研究課題/領域番号 |
20H00328
|
研究機関 | 北陸先端科学技術大学院大学 |
研究代表者 |
高村 由起子 (山田由起子) 北陸先端科学技術大学院大学, 先端科学技術研究科, 教授 (90344720)
|
研究分担者 |
深谷 有喜 国立研究開発法人日本原子力研究開発機構, 原子力科学研究部門 原子力科学研究所 先端基礎研究センター, 研究主幹 (40370465)

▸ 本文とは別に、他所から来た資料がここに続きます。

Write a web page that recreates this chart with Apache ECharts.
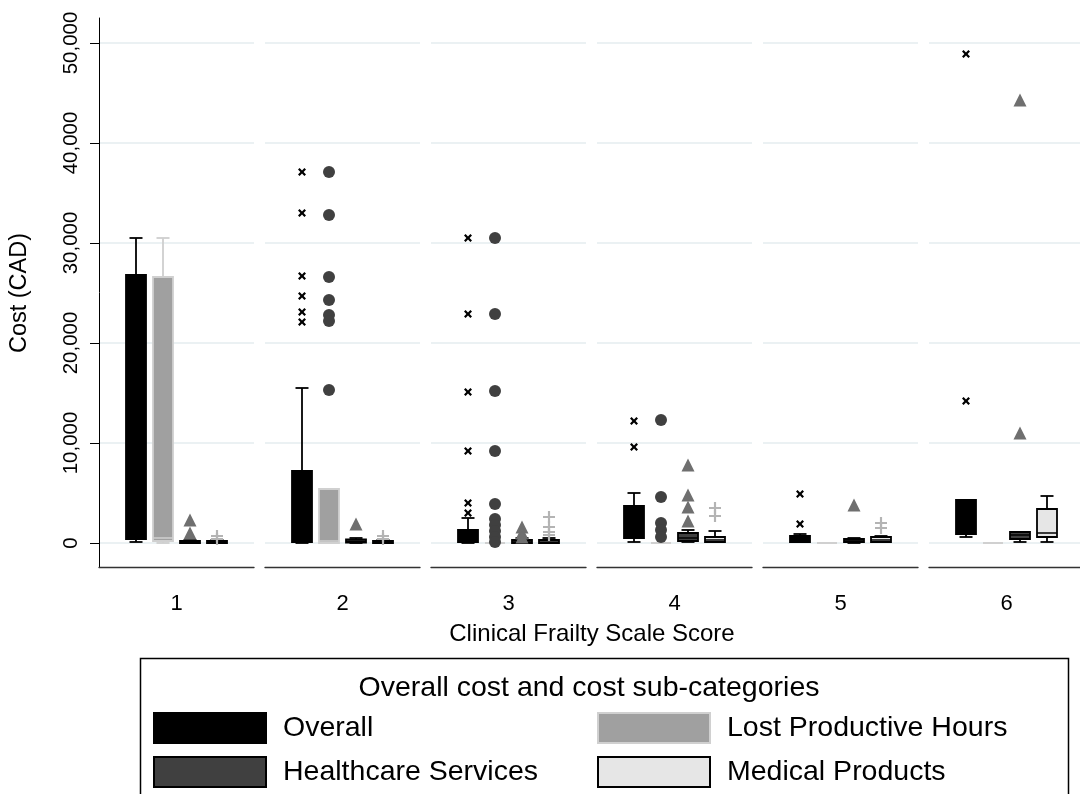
<!DOCTYPE html>
<html>
<head>
<meta charset="utf-8">
<script src="https://cdn.jsdelivr.net/npm/echarts@6/dist/echarts.min.js"></script>
<style>html,body{margin:0;padding:0;background:#fff}#c{width:1080px;height:794px}</style>
</head>
<body>
<div id="c"></div>
<script>
// ---------- data ----------
const panels = ['1', '2', '3', '4', '5', '6'];               // Clinical Frailty Scale score
const subCategories = ['Overall', 'Lost Productive Hours', 'Healthcare Services', 'Medical Products'];
const yTicks = [0, 10000, 20000, 30000, 40000, 50000];

// box stats per panel: [lower whisker, Q1, median, Q3, upper whisker]
const overallBox = [
  [100, 400, 700, 26800, 30500],
  [0, 100, 400, 7200, 15500],
  [0, 100, 300, 1300, 2500],
  [100, 500, 1500, 3700, 5000],
  [100, 100, 300, 700, 900],
  [600, 900, 2000, 4300, 4300]
];
const lostHoursBox = [
  [0, 200, 500, 26600, 30500],
  [0, 0, 200, 5400, 5400],
  [0, 0, 0, 0, 0],
  [0, 0, 0, 0, 0],
  [0, 0, 0, 0, 0],
  [0, 0, 0, 0, 0]
];
const healthcareBox = [
  [0, 0, 100, 200, 300],
  [0, 50, 150, 350, 500],
  [0, 0, 100, 300, 500],
  [100, 200, 500, 1000, 1300],
  [0, 100, 200, 400, 500],
  [100, 400, 800, 1100, 1100]
];
const medicalBox = [
  [0, 0, 100, 200, 300],
  [0, 0, 100, 200, 300],
  [0, 0, 100, 300, 500],
  [100, 100, 300, 600, 1200],
  [100, 100, 300, 600, 700],
  [100, 600, 1000, 3400, 4700]
];

// outside values per panel
const overallOut = [
  [],
  [37100, 33000, 26700, 24700, 23100, 22100],
  [30500, 22900, 15100, 9200, 4000, 3000],
  [12200, 9600],
  [4900, 1900],
  [48900, 14200]
];
const lostHoursOut = [
  [],
  [37100, 32800, 26600, 24300, 22800, 22200, 15300],
  [30500, 22900, 15200, 9200, 3900, 2400, 1800, 1200, 600, 100],
  [12300, 4600, 2000, 1300, 600],
  [],
  []
];
const healthcareOut = [
  [2300, 1000],
  [1900],
  [1600, 1000, 600],
  [7800, 4800, 3600, 2200],
  [3800],
  [44300, 11000]
];
const medicalOut = [
  [700, 400],
  [700, 400],
  [2600, 1600, 1100, 800],
  [3500, 2700],
  [2000, 1500],
  []
];

// ---------- styles ----------
const FONT = 'Liberation Sans, Arial, sans-serif';
const TICK_FONT = '"Liberation Sans Narrow", "Arial Narrow", "Liberation Sans", Arial, sans-serif';
const boxStyles = [
  { fill: '#000000', stroke: '#000000', whisker: '#000000' },
  { fill: '#a0a0a0', stroke: '#d0d0d0', whisker: '#cfcfcf' },
  { fill: '#404040', stroke: '#000000', whisker: '#000000' },
  { fill: '#e6e6e6', stroke: '#000000', whisker: '#000000' }
];
const boxData = [overallBox, lostHoursBox, healthcareBox, medicalBox];
const outData = [overallOut, lostHoursOut, healthcareOut, medicalOut];
const X_PATH = 'path://M2,0L5,3L8,0L10,2L7,5L10,8L8,10L5,7L2,10L0,8L3,5L0,2Z';
const PLUS_PATH = 'path://M4.1,0H5.9V4.1H10V5.9H5.9V10H4.1V5.9H0V4.1H4.1Z';
const outMarkers = [
  { symbol: X_PATH, size: 8, color: '#000000' },
  { symbol: 'circle', size: 12, color: '#404040' },
  { symbol: 'triangle', size: 13, color: '#6f6f6f' },
  { symbol: PLUS_PATH, size: 12, color: '#b4b4b4' }
];

const Y_MIN = -2400, Y_MAX = 52500;
const PANEL_LEFT0 = 99, PANEL_STEP = 166, PANEL_W = 155, TOP = 18, H = 549;

function makeRender(st) {
  return function (params, api) {
    const c = api.value(0);
    const pMin = api.coord([c, api.value(1)]);
    const pQ1 = api.coord([c, api.value(2)]);
    const pMed = api.coord([c, api.value(3)]);
    const pQ3 = api.coord([c, api.value(4)]);
    const pMax = api.coord([c, api.value(5)]);
    const x = pQ1[0];
    const bw = 20, cw = 13;
    const wl = { stroke: st.whisker, lineWidth: 1.8, fill: null };
    return {
      type: 'group',
      children: [
        { type: 'line', shape: { x1: x, y1: pQ3[1], x2: x, y2: pMax[1] }, style: wl },
        { type: 'line', shape: { x1: x - cw / 2, y1: pMax[1], x2: x + cw / 2, y2: pMax[1] }, style: wl },
        { type: 'line', shape: { x1: x, y1: pQ1[1], x2: x, y2: pMin[1] }, style: wl },
        { type: 'line', shape: { x1: x - cw / 2, y1: pMin[1], x2: x + cw / 2, y2: pMin[1] }, style: wl },
        { type: 'rect', shape: { x: x - bw / 2, y: pQ3[1], width: bw, height: pQ1[1] - pQ3[1] },
          style: { fill: st.fill, stroke: st.stroke, lineWidth: 1.8 } },
        { type: 'line', shape: { x1: x - bw / 2, y1: pMed[1], x2: x + bw / 2, y2: pMed[1] },
          style: { stroke: st.stroke, lineWidth: 1.5 } }
      ]
    };
  };
}

const grids = [], xAxes = [], yAxes = [], series = [];
panels.forEach((p, i) => {
  const L = PANEL_LEFT0 + i * PANEL_STEP;
  const gi = grids.length;
  grids.push({ left: L, top: TOP, width: PANEL_W, height: H, outerBoundsMode: 'none', containLabel: false });
  grids.push({ left: L + 23.5, top: TOP, width: 108, height: H, outerBoundsMode: 'none', containLabel: false });
  xAxes.push({
    gridIndex: gi, type: 'category', data: [p],
    axisLine: { show: true, onZero: false, lineStyle: { color: '#333333', width: 1.4 } },
    axisTick: { show: false },
    axisLabel: { fontFamily: TICK_FONT, fontSize: 22, color: '#000', margin: 26 },
    splitLine: { show: false }
  });
  xAxes.push({
    gridIndex: gi + 1, type: 'category', data: subCategories,
    axisLine: { show: false, onZero: false }, axisTick: { show: false }, axisLabel: { show: false }, splitLine: { show: false }
  });
  yAxes.push({
    gridIndex: gi, type: 'value', min: Y_MIN, max: Y_MAX,
    axisLine: { show: i === 0, onZero: false, lineStyle: { color: '#000', width: 1 } },
    axisTick: { show: i === 0, length: 9, customValues: yTicks, lineStyle: { color: '#000', width: 1 } },
    axisLabel: {
      show: i === 0, customValues: yTicks, rotate: 90, fontFamily: TICK_FONT, fontSize: 20.5, color: '#000', margin: 17,
      formatter: v => Number(v).toLocaleString('en-US')
    },
    splitLine: { show: true, lineStyle: { color: '#e4edef', width: 1.6 } }
  });
  yAxes.push({
    gridIndex: gi + 1, type: 'value', min: Y_MIN, max: Y_MAX,
    axisLine: { show: false, onZero: false }, axisTick: { show: false }, axisLabel: { show: false }, splitLine: { show: false }
  });
  subCategories.forEach((name, k) => {
    series.push({
      type: 'custom', name: name, xAxisIndex: gi + 1, yAxisIndex: gi + 1,
      renderItem: makeRender(boxStyles[k]),
      encode: { x: 0, y: [1, 2, 3, 4, 5] },
      itemStyle: { color: boxStyles[k].fill },
      data: [[k].concat(boxData[k][i])],
      z: 3
    });
    const m = outMarkers[k];
    series.push({
      type: 'scatter', name: name + ' outliers', xAxisIndex: gi + 1, yAxisIndex: gi + 1,
      symbol: m.symbol, symbolSize: m.size,
      itemStyle: { color: m.color, opacity: 1 },
      data: outData[k][i].map(v => [k, v]),
      z: 4
    });
  });
});

const legendCommon = {
  orient: 'vertical', top: 712, height: 200, padding: 0,
  itemWidth: 112, itemHeight: 30, itemGap: 12, icon: 'rect',
  selectedMode: false,
  textStyle: { fontFamily: FONT, fontSize: 28.5, color: '#000', padding: [0, 0, 0, 12] }
};
const legendItem = k => ({
  name: subCategories[k],
  itemStyle: { color: boxStyles[k].fill, borderColor: k === 1 ? '#d0d0d0' : '#000', borderWidth: 2 }
});

const option = {
  animation: false,
  backgroundColor: '#fff',
  grid: grids, xAxis: xAxes, yAxis: yAxes, series: series,
  legend: [
    Object.assign({ left: 153, data: [legendItem(0), legendItem(2)] }, legendCommon),
    Object.assign({ left: 597, data: [legendItem(1), legendItem(3)] }, legendCommon)
  ],
  graphic: [
    { type: 'rect', shape: { x: 140.5, y: 658.5, width: 928, height: 200 },
      style: { fill: null, stroke: '#000', lineWidth: 1.5 }, silent: true },
    { type: 'text', x: 589, y: 688, style: { text: 'Overall cost and cost sub-categories', font: '28.5px ' + FONT,
      fill: '#000', textAlign: 'center', textVerticalAlign: 'middle' } },
    { type: 'text', x: 592, y: 634, style: { text: 'Clinical Frailty Scale Score', font: '24px ' + FONT,
      fill: '#000', textAlign: 'center', textVerticalAlign: 'middle' } },
    { type: 'text', x: 20, y: 293, rotation: Math.PI / 2, style: { text: 'Cost (CAD)', font: '23.5px ' + FONT,
      fill: '#000', textAlign: 'center', textVerticalAlign: 'middle' } }
  ]
};

const chart = echarts.init(document.getElementById('c'), null, { renderer: 'canvas' });
chart.setOption(option);
</script>
</body>
</html>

尾崎 泰助 東京大学, 物性研究所, 教授 (70356723)
|
研究期間 (年度) |
2020-04-01 – 2024-03-31
|
キーワード | 二次元材料 / フラットバンド / 走査プローブ顕微鏡 / 全反射高速陽電子回折 / 第一原理電子状態計算 / 角度分解光電子分光 |
研究実績の概要 |
令和3年度は、初年度にその常温相についての構造と電子状態に関する成果が論文誌に掲載された二ホウ化ジルコニウム(ZrB2)薄膜上ゲルマニウム(Ge)二重三角格子層の低温における相転移に関する研究が進展した.相転移メカニズム解明を目的として,薄膜試料の全反射高速陽電子回折(TRHEPD)パターンの温度依存性を高エネルギー加速器研究機構物質構造科学研究所の低速陽電子実験施設において調べた結果,TRHEPD強度は明瞭な温度ヒステリシスを示し,この変位型相転移が強い一次相転移であることが明らかとなった. また,密度汎関数理論に基づく第一原理電子状態計算手法に基づき,ZrB2上Ge二重三角格子の安定構造とその電子状態を系統的に計算し,Ge原子の取り得る二重三角格子構造が複数の準安定状態を有していることを明らかとした.準安定構造の一つは基板上第一層の三角格子が面内に回転することで室温構造の三倍の周期となる構造であり,低温におけるTRHEPD実験の結果と整合するものであった. 初年度にインジウムアンチモン(InSb)単結晶(111)Aウェハ表面をスパッタリングした上で加熱することで得られるInカゴメ格子に関して,第一原理電子状態計算を行い,走査トンネル顕微鏡像や既存の構造モデルとの比較により明らかになった結果をさらに発展させた.Inカゴメ格子上に錫(Sn)原子を加えて計算した結果,Snのカゴメ格子などが安定に存在しうることが明らかとなった.InSb(111)A上のSnの被覆率を変えて計算した結果,フラットバンドが発現する構造も発見した.InSb(111)A表面構造を実際に測定するためのTRHEPD実験にも着手した.
|
現在までの達成度 (区分) |
現在までの達成度 (区分)
2: おおむね順調に進展している
理由
ZrB2薄膜上Ge二重三角格子層の低温における構造変化について,その特徴的な微細構造と転移の際の温度ヒステリシスの存在が実験と計算の協奏で明らかになるなど,研究上大きな進展があった.また,令和3年度には,カゴメ格子や,それを変形してアドアトムを加えた二重三角格子などの他にフラットバンドを発現しうる二次元格子の理論的探索を進めた結果が投稿論文にまとめられ,Physical Review B誌に掲載された.この成果は,今後,新しい二次元フラットバンドマテリアルの実験的合成と評価を行う上で重要な指針となる. 以上から,本研究は目指している方向に着実に進展したと考えている.
|
今後の研究の推進方策 |
二重三角格子構造をもつZrB2薄膜上二次元Ge 層の低温相転移に関して微細構造や温度ヒステリシスの存在など理解が進んだので,今後はその相転移メカニズムに電子状態測定と第一原理電子状態計算の両面から迫ってゆく.具体的には,薄膜試料を作製して放射光施設の高分解能な角度分解光電子分光を用いて電子状態の低温における変化を詳細に測定し,並行して,第一原理計算により構造安定性と電子状態を求める.実験結果と計算結果をもとに,構造変化が何により引き起こされるのか,フラットバンドとどう関係するのか,を明らかにする. また,InSb(111)A表面をスパッタリングした後に加熱することで形成されるInのカゴメ格子,及び,その表面にSnを蒸着することで得られる二次元Sn格子について,超高真空走査トンネル顕微鏡装置を用いた試料の作製と表面構造観察を行う.その試料作製方法に基づき再現実験を低速陽電子実験施設で行い,TRHEPDによる微細構造特定を試み,計算結果との整合性を調べる.電子状態についても第一原理計算と角度分解光電子分光を行い,得られた結果を比較してカゴメ格子に発現するフラットバンドに対する基板の影響などを検討する.